Birmingham New Street Signal Box is a railway signal box in Birmingham, central England. It is situated on the corner of Brunel and Navigation Streets and at the west end of the platforms of Birmingham New Street railway station. Opened on 3 July 1966, the brutalist structure is a grade II listed building for its architectural value and a prominent city centre landmark. It closed on 24 December 2022.

==Description==
The building is a power signal box, meaning that it controls points and signals by electricity rather than the traditional levers and frames.

The box is five storeys high on a rectangular plan except the ground floor, which is adjacent to the tracks. The main entrance is at street level, on the first floor. The shape of the building is unique due to the congested nature of the site, hemmed in by railway tracks at below ground and local roads at street level. The interior contains office facilities and communication equipment; the top floor is the signalling control room. The lowest floor, at track level, has an extension which occupies a space between the tracks and the cutting wall.

The building's frame is made from reinforced concrete with corrugated precast concrete cladding and similar boundary walls. The cladding is interrupted vertically by metal-framed windows. Both are continuous across all four sides. At the top is a flat roof with a prominent fascia, designed to provide shade for the control equipment.

==History==
The box was designed by Bicknell and Hamilton (an architectural practice led by John Bicknell and Paul Hamilton) in collaboration with Ray Moorcroft, British Rail's regional architect for the London Midland region. An example of brutalist architecture, it was built from 1964 to 1966 as part of the remodelling of New Street station. The box underwent a renovation and deep clean in 2001.

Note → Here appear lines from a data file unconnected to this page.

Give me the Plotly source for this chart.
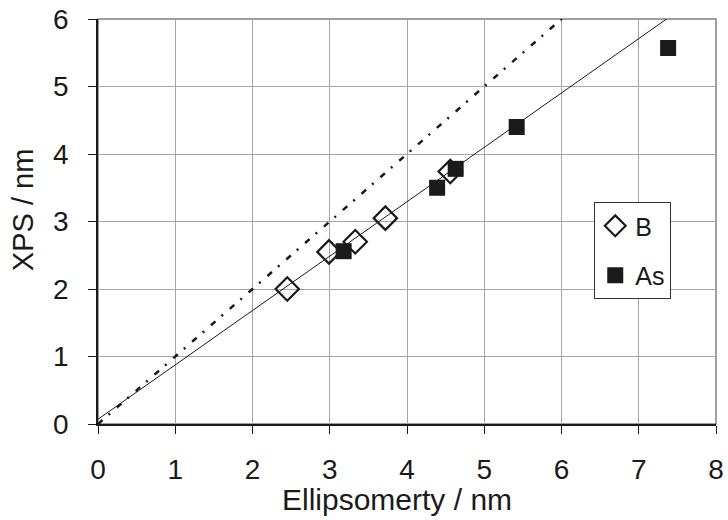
import plotly.graph_objects as go

# Data
b_x = [2.45, 2.99, 3.33, 3.72, 4.56]
b_y = [2.00, 2.55, 2.70, 3.05, 3.74]
as_x = [3.18, 4.39, 4.63, 5.42, 7.38]
as_y = [2.56, 3.50, 3.78, 4.40, 5.57]
fit_x = [0.0, 7.36]
fit_y = [0.07, 6.0]
ideal_x = [0.0, 6.05]
ideal_y = [0.0, 6.05]
x_ticks = [0, 1, 2, 3, 4, 5, 6, 7, 8]
y_ticks = [0, 1, 2, 3, 4, 5, 6]
x_title = "Ellipsomerty / nm"
y_title = "XPS / nm"

fig = go.Figure()
fig.add_trace(go.Scatter(x=ideal_x, y=ideal_y, mode="lines",
                         line=dict(color="#1a1a1a", width=2.5, dash="6px,8px,2px,9px"),
                         showlegend=False, hoverinfo="skip"))
fig.add_trace(go.Scatter(x=fit_x, y=fit_y, mode="lines",
                         line=dict(color="#1a1a1a", width=1),
                         showlegend=False, hoverinfo="skip"))
fig.add_trace(go.Scatter(x=b_x, y=b_y, mode="markers", name="B", legendgroup="b",
                         marker=dict(symbol="diamond-open", size=18, color="#1a1a1a",
                                     line=dict(width=2.2, color="#1a1a1a"))))
fig.add_trace(go.Scatter(x=as_x, y=as_y, mode="markers", name="As", legendgroup="as",
                         marker=dict(symbol="square", size=16, color="#1a1a1a",
                                     line=dict(width=0))))

font = "Liberation Sans, Arial, sans-serif"
fig.update_layout(
    width=728, height=520,
    margin=dict(l=98, r=12, t=19, b=96, autoexpand=False),
    paper_bgcolor="white", plot_bgcolor="white",
    font=dict(family=font, size=28, color="#1a1a1a"),
    showlegend=True,
    legend=dict(x=0.803, y=0.548, xanchor="left", yanchor="top",
                bgcolor="white", bordercolor="#333333", borderwidth=1,
                font=dict(size=25), itemwidth=30, traceorder="grouped", tracegroupgap=14),
    shapes=[dict(type="rect", xref="paper", yref="paper", x0=0, y0=0, x1=1, y1=1,
                 line=dict(color="#808080", width=1.5), layer="below")],
    annotations=[
        dict(text=x_title, xref="paper", yref="paper", x=0.484, y=-0.187,
             xanchor="center", yanchor="middle", showarrow=False, font=dict(size=30)),
        dict(text=y_title, xref="paper", yref="paper", x=-0.12, y=0.53,
             xanchor="center", yanchor="middle", textangle=-90, showarrow=False,
             font=dict(size=29)),
    ],
)
fig.update_xaxes(range=[0, 8], tickvals=x_ticks, showgrid=True, gridcolor="#a6a6a6", gridwidth=1,
                 showline=True, linecolor="#1a1a1a", linewidth=1.5, ticks="outside", ticklen=8,
                 tickcolor="#1a1a1a", zeroline=False, automargin=False,
                 ticklabelstandoff=12, tickfont=dict(size=28))
fig.update_yaxes(range=[0, 6], tickvals=y_ticks, showgrid=True, gridcolor="#a6a6a6", gridwidth=1,
                 showline=True, linecolor="#1a1a1a", linewidth=1.5, ticks="outside", ticklen=8,
                 tickcolor="#1a1a1a", zeroline=False, automargin=False,
                 ticklabelstandoff=14, tickfont=dict(size=28))

fig.write_html("out.html", config={"displayModeBar": False},
               post_script="document.body.style.margin='0';")
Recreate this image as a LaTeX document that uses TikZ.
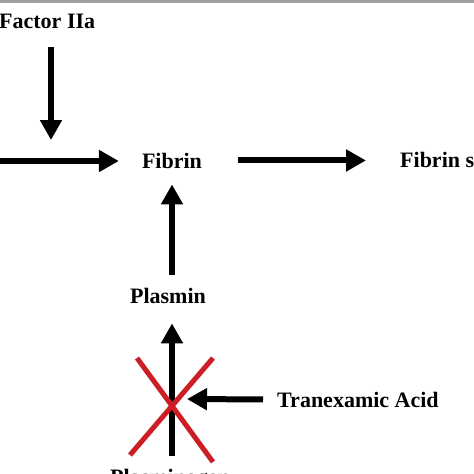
\documentclass[tikz,border=0pt]{standalone}
\usepackage{fontspec}
\setmainfont{Liberation Serif}
\usetikzlibrary{arrows.meta}
\begin{document}
\begin{tikzpicture}[x=1pt,y=-1pt,
  lbl/.style={inner sep=0pt,font=\fontsize{22}{26}\selectfont\bfseries},
  arr/.style={line width=6pt,-{Triangle[length=20pt,width=21pt]}},
  redx/.style={line width=5pt,draw={rgb,255:red,204;green,30;blue,36}}]
\useasboundingbox (0,0) rectangle (474,474);
\clip (0,0) rectangle (474,474);
\fill[white] (0,0) rectangle (474,474);
\fill[gray!75] (0,0) rectangle (474,3);
% nodes
\node[lbl,anchor=base west] (factor) at (-1,28) {Factor IIa};
\node[lbl,anchor=base] (fibrin) at (172,168) {Fibrin};
\node[lbl,anchor=base west] (fibrins) at (400,167) {Fibrin s};
\node[lbl,anchor=base] (plasmin) at (168,303) {Plasmin};
\node[lbl,anchor=base west] (tranex) at (277,407) {Tranexamic Acid};
\node[lbl,anchor=base] (plasminogen) at (170,484) {Plasminogen};
% free ends
\coordinate (fa) at (51,47);
\coordinate (fb) at (51,140);
\coordinate (left) at (-5,161);
\coordinate (cross) at (172,399);
% connectors
\draw[arr] (fa) -- (fb);
\draw[arr,shorten >=23pt] (left) -- (left -| fibrin.west);
\draw[arr,shorten <=36pt,shorten >=34pt] (fibrin.east) -- (fibrins.west |- fibrin.east);
\draw[arr,shorten <=13pt,shorten >=16pt] (fibrin |- plasmin.north) -- (fibrin.south);
\draw[arr,shorten <=13pt,shorten >=20pt] (fibrin |- plasminogen.north) -- (fibrin |- plasmin.south);
\draw[arr,shorten <=14pt,shorten >=15pt] (tranex.west) -- (cross);
% red cross
\draw[redx] (130,455) -- (213,358);
\draw[redx] (137,358) -- (213,462);
\end{tikzpicture}
\end{document}
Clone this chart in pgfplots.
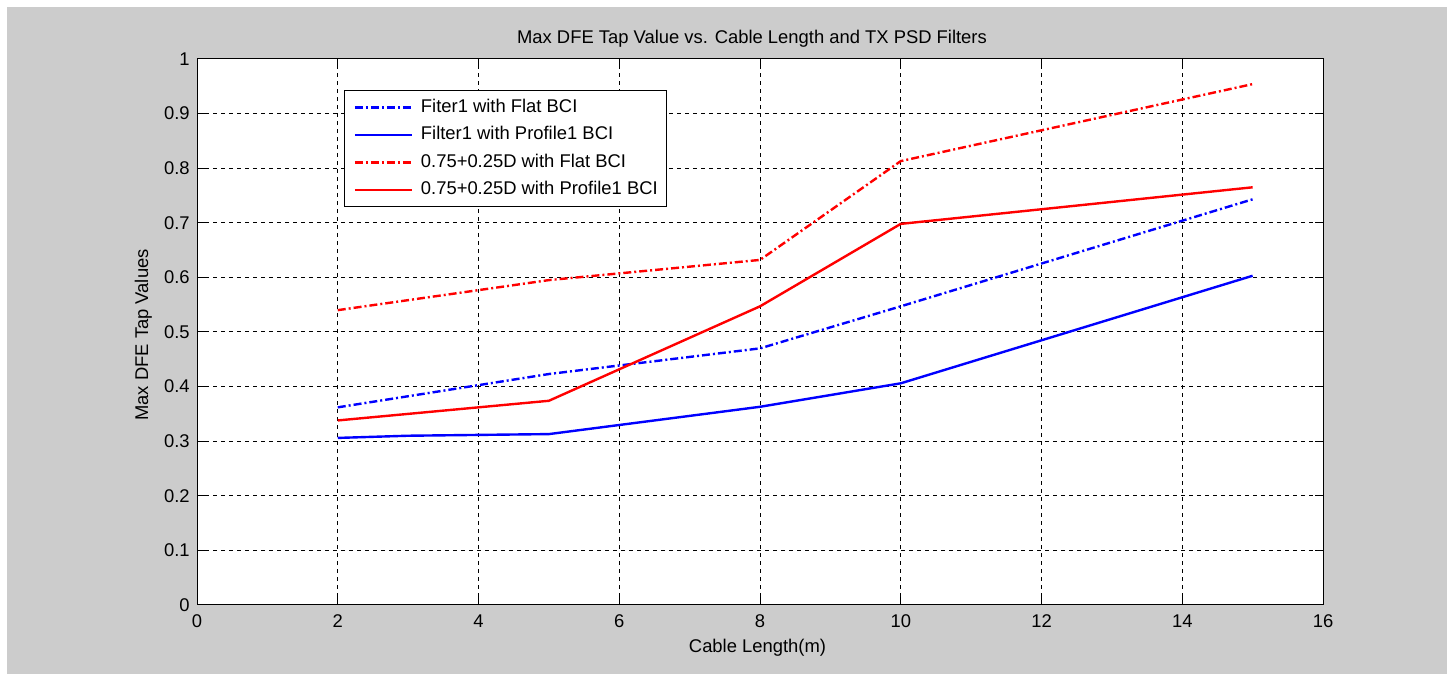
\documentclass[border=0pt]{standalone}
\usepackage{fontspec}
\setmainfont{Liberation Sans}
\usepackage{pgfplots}
\pgfplotsset{compat=1.18}
\definecolor{figgray}{RGB}{204,204,204}
\definecolor{mblue}{RGB}{0,0,255}
\definecolor{mred}{RGB}{255,0,0}
\tikzset{dashdotm/.style={dash pattern=on 4pt off 1.5pt on 1pt off 1.5pt}}
\begin{document}
\begin{tikzpicture}
\useasboundingbox (0,0) rectangle (723.5pt,337pt);
\fill[white] (0,0) rectangle (723.5pt,337pt);
\fill[figgray] (3.5pt,0) rectangle (723.5pt,333.5pt);
\begin{axis}[
  at={(98.5pt,34.5pt)}, anchor=south west,
  scale only axis, width=563pt, height=273pt,
  xmin=0, xmax=16, ymin=0, ymax=1,
  xtick={0,2,...,16}, ytick={0,0.1,...,1.0},
  axis background/.style={fill=white},
  axis line style={black, line width=0.5pt},
  tick style={black, line width=0.5pt},
  tick align=inside, major tick length=4pt,
  grid=major,
  major grid style={black, line width=0.5pt, dash pattern=on 2pt off 2pt},
  font=\fontsize{9.2pt}{11pt}\selectfont,
  /pgf/number format/assume math mode=true,
  xticklabel style={anchor=base, yshift=-11.5pt, inner sep=0pt},
  yticklabel style={anchor=east, inner sep=0pt, xshift=-3.5pt},
  every axis plot/.append style={line width=1.2pt},
  legend cell align=left,
  legend image code/.code={\draw[#1, line width=1.2pt] (0pt,0pt) -- (28.5pt,0pt);},
  legend style={at={(rel axis cs:0.1306,0.9432)}, anchor=north west,
    draw=black, line width=0.5pt, fill=white,
    inner xsep=4.5pt, inner ysep=3.9pt, row sep=4.75pt, column sep=4pt,
    nodes={inner sep=0pt, text height=7pt, text depth=2pt},
    font=\fontsize{9.2pt}{11pt}\selectfont},
]
\addplot[mblue, dashdotm] coordinates {(2,0.362) (5,0.423) (8,0.470) (10,0.547) (15,0.743)};
\addlegendentry{Fiter1 with Flat BCI}
\addplot[mblue, solid] coordinates {(2,0.306) (3,0.310) (5,0.313) (8,0.363) (10,0.406) (15,0.603)};
\addlegendentry{Filter1 with Profile1 BCI}
\addplot[mred, dashdotm] coordinates {(2,0.540) (5,0.595) (8,0.632) (10,0.813) (15,0.954)};
\addlegendentry{0.75+0.25D with Flat BCI}
\addplot[mred, solid] coordinates {(2,0.338) (3,0.350) (5,0.374) (8,0.547) (10,0.698) (15,0.765)};
\addlegendentry{0.75+0.25D with Profile1 BCI}
\end{axis}
\node[anchor=base, font=\fontsize{9.2pt}{11pt}\selectfont] at (376pt,315pt) {Max DFE Tap Value vs. Cable Length and TX PSD Filters};
\node[anchor=base, font=\fontsize{9.2pt}{11pt}\selectfont] at (378.75pt,10.75pt) {Cable Length(m)};
\node[anchor=base, rotate=90, font=\fontsize{9.2pt}{11pt}\selectfont] at (74pt,169.5pt) {Max DFE Tap Values};
\end{tikzpicture}
\end{document}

The construction of the signal box and the remodelling of the station were part of the West Coast Main Line route modernisation, which included overhead electrification of the entire route. The box was one of four power signal boxes in the West Midlands which replaced 64 manual signal boxes along the route. It controlled 36 route miles. The equipment inside included a telephone exchange and control panels for the relevant parts of the network.

The box was designated a grade II listed building on 24 November 1995, along with several other post-war railway buildings including Coventry railway station and Harlow Town railway station, as part of a re-evaluation of such structures. The official list entry describes it as "very much a 'one off' constructed on a very difficult and congested site" and "a dramatic building of exceptional architectural quality with a strongly sculptural form". The following February, The Railway Magazine described the division of opinion surrounding the building: "described by some as the principal architectural monument of the WCML modernisation and by others as an eyesore". David Lawrence, in an examination of British Rail architecture, felt that the ridged concrete surfaces implied impenetrability and showed "the architects' interest in the use of exposed concrete as architectural sculpture".

From 2005, the technology used in the box was increasingly outdated and spare parts were in short supply. Network Rail began reducing its area of operation as part of its work to digitise signalling on the railway network. The box closed on 24 December 2022, with its functions transferred to Saltley Rail Operating Centre. A Network Rail spokesperson told Architects' Journal that the structure's upper floors could be repurposed as a training facility; Network Rail maintenance teams are based in the lower part of the box, which will remain the property of Network Rail and in regular use.